## Required task
Exactly the lines from the start of the data below through the line that contains "minimum height=76pt] (ra)" are to be copied, with pictures left out.

## Information shown
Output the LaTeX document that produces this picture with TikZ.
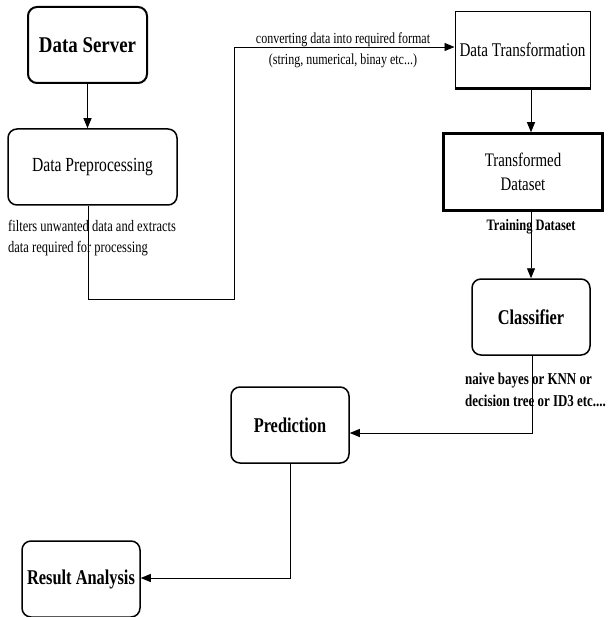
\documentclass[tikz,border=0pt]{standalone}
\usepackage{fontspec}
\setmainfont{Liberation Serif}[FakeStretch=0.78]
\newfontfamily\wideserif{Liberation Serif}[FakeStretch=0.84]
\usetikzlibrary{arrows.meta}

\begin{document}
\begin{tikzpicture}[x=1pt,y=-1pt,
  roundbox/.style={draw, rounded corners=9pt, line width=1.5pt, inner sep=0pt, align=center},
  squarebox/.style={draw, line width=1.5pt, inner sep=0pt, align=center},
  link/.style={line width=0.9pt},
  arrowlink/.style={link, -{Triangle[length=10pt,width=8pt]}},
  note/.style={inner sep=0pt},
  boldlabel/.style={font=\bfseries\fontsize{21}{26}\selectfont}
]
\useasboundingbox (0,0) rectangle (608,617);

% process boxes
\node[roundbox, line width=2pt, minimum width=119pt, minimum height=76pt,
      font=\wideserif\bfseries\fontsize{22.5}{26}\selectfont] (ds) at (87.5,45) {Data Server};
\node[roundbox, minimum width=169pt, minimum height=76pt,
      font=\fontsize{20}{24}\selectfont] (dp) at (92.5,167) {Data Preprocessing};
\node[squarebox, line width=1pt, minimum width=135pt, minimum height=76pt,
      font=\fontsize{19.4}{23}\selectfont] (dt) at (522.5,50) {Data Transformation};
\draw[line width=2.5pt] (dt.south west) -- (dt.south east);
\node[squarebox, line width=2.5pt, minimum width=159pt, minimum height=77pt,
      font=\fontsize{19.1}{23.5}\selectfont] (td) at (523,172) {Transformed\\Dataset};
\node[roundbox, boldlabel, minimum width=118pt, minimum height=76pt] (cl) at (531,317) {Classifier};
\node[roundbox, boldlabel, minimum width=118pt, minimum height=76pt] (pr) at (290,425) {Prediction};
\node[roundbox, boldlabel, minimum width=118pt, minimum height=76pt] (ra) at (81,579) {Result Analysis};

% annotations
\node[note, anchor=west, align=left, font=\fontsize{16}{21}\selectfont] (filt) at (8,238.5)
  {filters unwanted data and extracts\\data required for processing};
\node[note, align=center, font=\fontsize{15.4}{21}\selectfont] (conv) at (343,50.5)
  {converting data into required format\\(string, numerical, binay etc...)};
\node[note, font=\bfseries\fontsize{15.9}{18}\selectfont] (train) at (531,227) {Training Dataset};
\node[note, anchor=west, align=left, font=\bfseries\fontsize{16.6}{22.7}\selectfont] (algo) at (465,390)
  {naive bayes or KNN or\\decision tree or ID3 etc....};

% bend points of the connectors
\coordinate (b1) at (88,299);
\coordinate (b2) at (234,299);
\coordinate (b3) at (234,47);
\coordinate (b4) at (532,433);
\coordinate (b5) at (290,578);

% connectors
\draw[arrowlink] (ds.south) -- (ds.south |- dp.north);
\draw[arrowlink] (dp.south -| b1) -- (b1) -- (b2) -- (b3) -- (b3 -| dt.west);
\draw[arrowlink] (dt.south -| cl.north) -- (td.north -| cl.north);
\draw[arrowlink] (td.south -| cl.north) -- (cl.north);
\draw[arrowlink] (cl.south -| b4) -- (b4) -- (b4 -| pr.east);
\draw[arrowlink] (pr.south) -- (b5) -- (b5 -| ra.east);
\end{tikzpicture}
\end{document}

## Exercise response
Output the LaTeX document that produces this picture with TikZ.
\documentclass[tikz,border=0pt]{standalone}
\usepackage{fontspec}
\setmainfont{Liberation Serif}[FakeStretch=0.78]
\newfontfamily\wideserif{Liberation Serif}[FakeStretch=0.84]
\usetikzlibrary{arrows.meta}

\begin{document}
\begin{tikzpicture}[x=1pt,y=-1pt,
  roundbox/.style={draw, rounded corners=9pt, line width=1.5pt, inner sep=0pt, align=center},
  squarebox/.style={draw, line width=1.5pt, inner sep=0pt, align=center},
  link/.style={line width=0.9pt},
  arrowlink/.style={link, -{Triangle[length=10pt,width=8pt]}},
  note/.style={inner sep=0pt},
  boldlabel/.style={font=\bfseries\fontsize{21}{26}\selectfont}
]
\useasboundingbox (0,0) rectangle (608,617);

% process boxes
\node[roundbox, line width=2pt, minimum width=119pt, minimum height=76pt,
      font=\wideserif\bfseries\fontsize{22.5}{26}\selectfont] (ds) at (87.5,45) {Data Server};
\node[roundbox, minimum width=169pt, minimum height=76pt,
      font=\fontsize{20}{24}\selectfont] (dp) at (92.5,167) {Data Preprocessing};
\node[squarebox, line width=1pt, minimum width=135pt, minimum height=76pt,
      font=\fontsize{19.4}{23}\selectfont] (dt) at (522.5,50) {Data Transformation};
\draw[line width=2.5pt] (dt.south west) -- (dt.south east);
\node[squarebox, line width=2.5pt, minimum width=159pt, minimum height=77pt,
      font=\fontsize{19.1}{23.5}\selectfont] (td) at (523,172) {Transformed\\Dataset};
\node[roundbox, boldlabel, minimum width=118pt, minimum height=76pt] (cl) at (531,317) {Classifier};
\node[roundbox, boldlabel, minimum width=118pt, minimum height=76pt] (pr) at (290,425) {Prediction};
\node[roundbox, boldlabel, minimum width=118pt, minimum height=76pt] (ra) at (81,579) {Result Analysis};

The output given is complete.